I started an attempt to actually slurp in and parse RSS feeds using XML::RSS::Parser because it was the first match on CPAN and it looked fairly promising. While reading its docs I discovered XML::RAI, which was like a magic bullet that did exactly what I wanted to do: read an RSS feed and turn it into a uniform, easilly accessible data structure.
This is harder than it sounds because there are so many varieties of RSS, including 2 mutually incompatible versions which are both named "RSS 2.0".
XML::RAI seemed to work on initial tests, and I was very happy, but it fell down hard on all but the smallest datasets. When I first tried the BBC's front page feed -- 15k, 30-40 entries, not a big file -- each item iteration was taking noticably longer. First a hint longer, then a second longer, then 3, then 5, then 15, then 30. top(1) revealed that RAM usage had shot to 135M (real!) and was climbing by another 20M every second. I killed it before the kernel had to do it. Apparently the root problem is that it's Very Clever and uses autoloading to create more or less everything on the fly. Structures, objects, creators, accessors, all of it generated at runtime by a fairly small, very dense wodge of code.
Elegance is good, but Clever kills.
I really wanted to make SOMETHING show up in the top pane before sleeping, so I started ransacking CPAN and Google for options.
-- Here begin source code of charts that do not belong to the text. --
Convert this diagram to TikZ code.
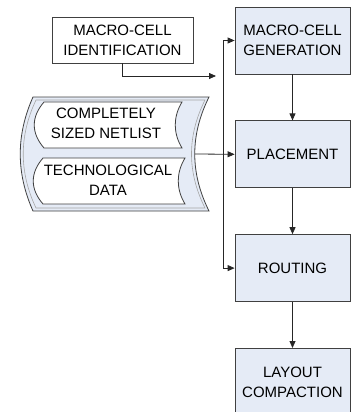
\documentclass[tikz,border=0pt]{standalone}
\usepackage{fontspec}
\setmainfont{Liberation Sans}
\usetikzlibrary{arrows.meta,positioning}
\definecolor{boxfill}{RGB}{229,235,246}

\begin{document}
\begin{tikzpicture}[
      x=1pt, y=-1pt,
      stepbox/.style={
         rectangle,
         draw=black!75,
         fill=boxfill,
         line width=0.8pt,
         align=center,
         inner sep=0pt,
         minimum width=115pt,
         minimum height=67pt,
         font=\fontsize{15}{20}\selectfont},
      inbox/.style={
         stepbox,
         fill=white,
         minimum width=141pt,
         minimum height=46pt},
      doctext/.style={
         align=center,
         inner sep=0pt,
         font=\fontsize{15}{20}\selectfont},
      storeline/.style={draw=black!75, line width=0.8pt},
      myarrow/.style={-{Triangle[length=7pt,width=6pt]}, line width=0.8pt, black!85},
      node distance=46pt
      ]
      \useasboundingbox (0,0) rectangle (352,412);
      \clip (0,0) rectangle (352,412);

      % flow of the layout steps
      \node[stepbox] (gen) at (292.5,40.5) {MACRO-CELL\\GENERATION};
      \node[stepbox,below=of gen] (place) {PLACEMENT};
      \node[stepbox,below=of place] (rout) {ROUTING};
      \node[stepbox,below=of rout] (layout) {LAYOUT\\COMPACTION};

      \node[inbox] (ident) at (122.5,40) {MACRO-CELL\\IDENTIFICATION};

      % stored data: outer shape, its inner rim, and the two documents
      \draw[storeline, fill=boxfill] (33,97) -- (209,97)
         .. controls (190,135) and (190,173) .. (209,211) -- (33,211)
         .. controls (16,173) and (16,135) .. (33,97) -- cycle;
      \draw[draw=black!35, line width=0.6pt] (36,100) -- (205,100)
         .. controls (187,136) and (187,172) .. (205,208) -- (36,208)
         .. controls (19,172) and (19,136) .. (36,100) -- cycle;
      \draw[storeline, fill=white] (44,102) -- (182,102)
         .. controls (173,117) and (173,133) .. (182,148) -- (44,148)
         .. controls (31,133) and (31,117) .. (44,102) -- cycle;
      \draw[storeline, fill=white] (43,158) -- (185,158)
         .. controls (176,173) and (176,189) .. (185,204) -- (43,204)
         .. controls (30,189) and (30,173) .. (43,158) -- cycle;
      \node[doctext] (netlist) at (106,123) {COMPLETELY\\SIZED NETLIST};
      \node[doctext] (techdata) at (108,180) {TECHNOLOGICAL\\DATA};

      \coordinate (store) at (195,154);
      \coordinate (bus) at (223,0);
      \coordinate (identend) at (216,76);

    \foreach \i/\j in {gen/place, place/rout, rout/layout}
       \draw [myarrow] (\i) -- (\j);

    \draw [myarrow] (ident.south) |- (identend);
    \draw [myarrow] (bus |- rout.west) |- (gen.west);
    \draw [myarrow] (bus |- rout.west) -- (rout.west);
    \draw [myarrow] (store) -- (place.west);

    \end{tikzpicture}
\end{document}
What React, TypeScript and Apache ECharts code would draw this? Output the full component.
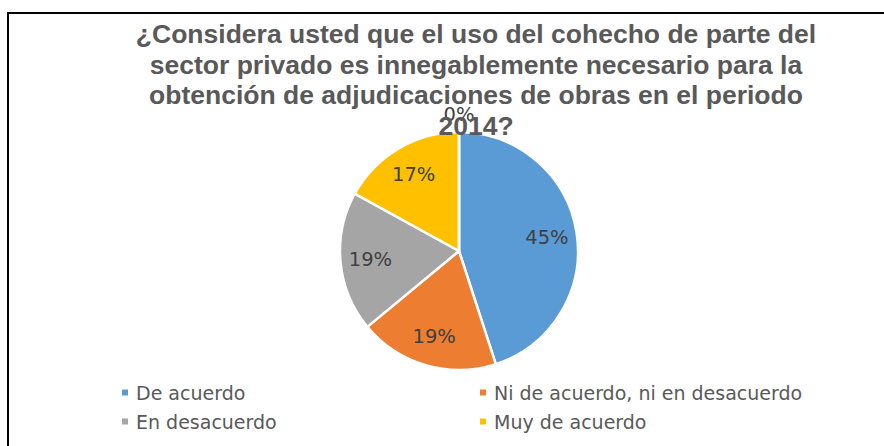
import React, { useEffect, useRef } from "react";
import * as echarts from "echarts";

const titleLines = [
  "¿Considera usted que el uso del cohecho de parte del",
  "sector privado es innegablemente necesario para la",
  "obtención de adjudicaciones de obras en el periodo",
  "2014?",
];
const categories = [
  "De acuerdo",
  "Ni de acuerdo, ni en desacuerdo",
  "En desacuerdo",
  "Muy de acuerdo",
  "Muy en desacuerdo",
];
const legendNames = categories.slice(0, 4);
const percentValues = [45, 19, 19, 17, 0];
const colors = ["#5B9BD5", "#ED7D31", "#A5A5A5", "#FFC000", "#4472C4"];

export default function App() {
  const ref = useRef<HTMLDivElement>(null);
  useEffect(() => {
    if (!ref.current) return;
    const chart = echarts.init(ref.current, undefined, { renderer: "svg" });
    const center = [459, 251];
    const labelFont = {
      fontFamily: "DejaVu Sans",
      fontSize: 19.5,
      color: "#404040",
    };
    chart.setOption({
      animation: false,
      color: colors,
      title: {
        text: titleLines.join("\n"),
        left: 476,
        top: 19,
        textAlign: "center",
        padding: 0,
        textStyle: {
          fontFamily: "Liberation Sans",
          fontWeight: "bold",
          fontSize: 26.5,
          lineHeight: 30.5,
          color: "#595959",
        },
      },
      legend: {
        data: legendNames,
        left: 120,
        top: 378,
        width: 720,
        orient: "horizontal",
        padding: 0,
        itemGap: 0,
        itemWidth: 8,
        itemHeight: 8,
        icon: "rect",
        selectedMode: false,
        textStyle: {
          fontFamily: "DejaVu Sans",
          fontSize: 19,
          color: "#595959",
          width: 342,
          lineHeight: 29,
          padding: [0, 0, 0, 2],
        },
      },
      series: [
        {
          type: "pie",
          center,
          radius: 119,
          startAngle: 90,
          clockwise: true,
          silent: true,
          label: { show: false },
          labelLine: { show: false },
          itemStyle: { borderColor: "#ffffff", borderWidth: 2.5 },
          data: categories.map((n, i) => ({ name: n, value: percentValues[i] })),
        },
        {
          type: "pie",
          center,
          radius: 172,
          startAngle: 90,
          clockwise: true,
          silent: true,
          z: 5,
          itemStyle: { color: "transparent" },
          labelLine: { show: false },
          label: {
            show: true,
            position: "inside",
            formatter: (p: any) => `${p.value}%`,
            ...labelFont,
          },
          data: categories.map((n, i) => ({
            name: n,
            value: percentValues[i],
            label: { show: percentValues[i] > 0 },
          })),
        },
        {
          type: "pie",
          center,
          radius: 268,
          startAngle: 90,
          clockwise: true,
          silent: true,
          z: 6,
          itemStyle: { color: "transparent" },
          labelLine: { show: false },
          label: {
            show: true,
            position: "inside",
            formatter: (p: any) => `${p.value}%`,
            ...labelFont,
          },
          data: categories.map((n, i) => ({
            name: n,
            value: percentValues[i],
            label: { show: percentValues[i] === 0 },
          })),
        },
      ],
    });
    return () => chart.dispose();
  }, []);
  return (
    <div style={{ position: "fixed", left: 0, top: 0, width: 884, height: 446, background: "#fff" }}>
      <div
        style={{
          position: "absolute",
          left: 7,
          top: 12,
          right: -4,
          bottom: -4,
          borderTop: "2px solid #000",
          borderLeft: "2px solid #000",
        }}
      />
      <div ref={ref} style={{ position: "absolute", left: 0, top: 0, width: 884, height: 446 }} />
    </div>
  );
}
My problem at this phase can be seen first-hand by searching for "xml rss perl" and laughing heartily to yourself. I tried...I tried a lot of things. I can only remember XML::Twig, XML::Parser, but there was a frenzy of cpan installs late last night. Finally I discovered XML::Simple which did pretty much what I wanted, except that it knew nothing about RSS, so I'd have to write that part myself. I could deal with that. RSS2 is well-specified and simple enough that I picked it and made fairly short work of things.
EXCEPT for discovering that RSS2 dates are themselves specified by RFC-822 (already knew this part), which was written in 1982, which was before the Y2K era. That's right, even tnough everyone uses 4-digit years, 2-digit dates are legal. And the BBC, who are part of my test suite, use 2 digit dates in their RSS2 feeds. Great big special case hackery. Then I went to bed. At 0835h. And woke up 2 hours later.
Since then I've hooked up the whole Add -> Fetch -> Parse -> (Re)Display chain, and it's working pretty well. Except that unicode fucks my spacing in the story selector pane. Double-width chars stomp at right, odd half-width spaces (Cyrillic) yank stuff to the left. Spent abuot 3 hours fooling with that, including a really audacious attempt at creating 3 separate listboxes linked by OnSelectChange callbacks. It actually worked except that only the focused listbox has the reverse-video indicator, and nonfocused ones don't scroll. Their selected item did change and become highlighted in sync with the focused list though. Neat, but a waste of an hour. For right now I have given up on unicode correctness.
So what's left? Pretty much everything dealing with auto-fetching feeds and folding in story updates. Hopefully that won't be too difficult, as it involves neither XML or Unicode.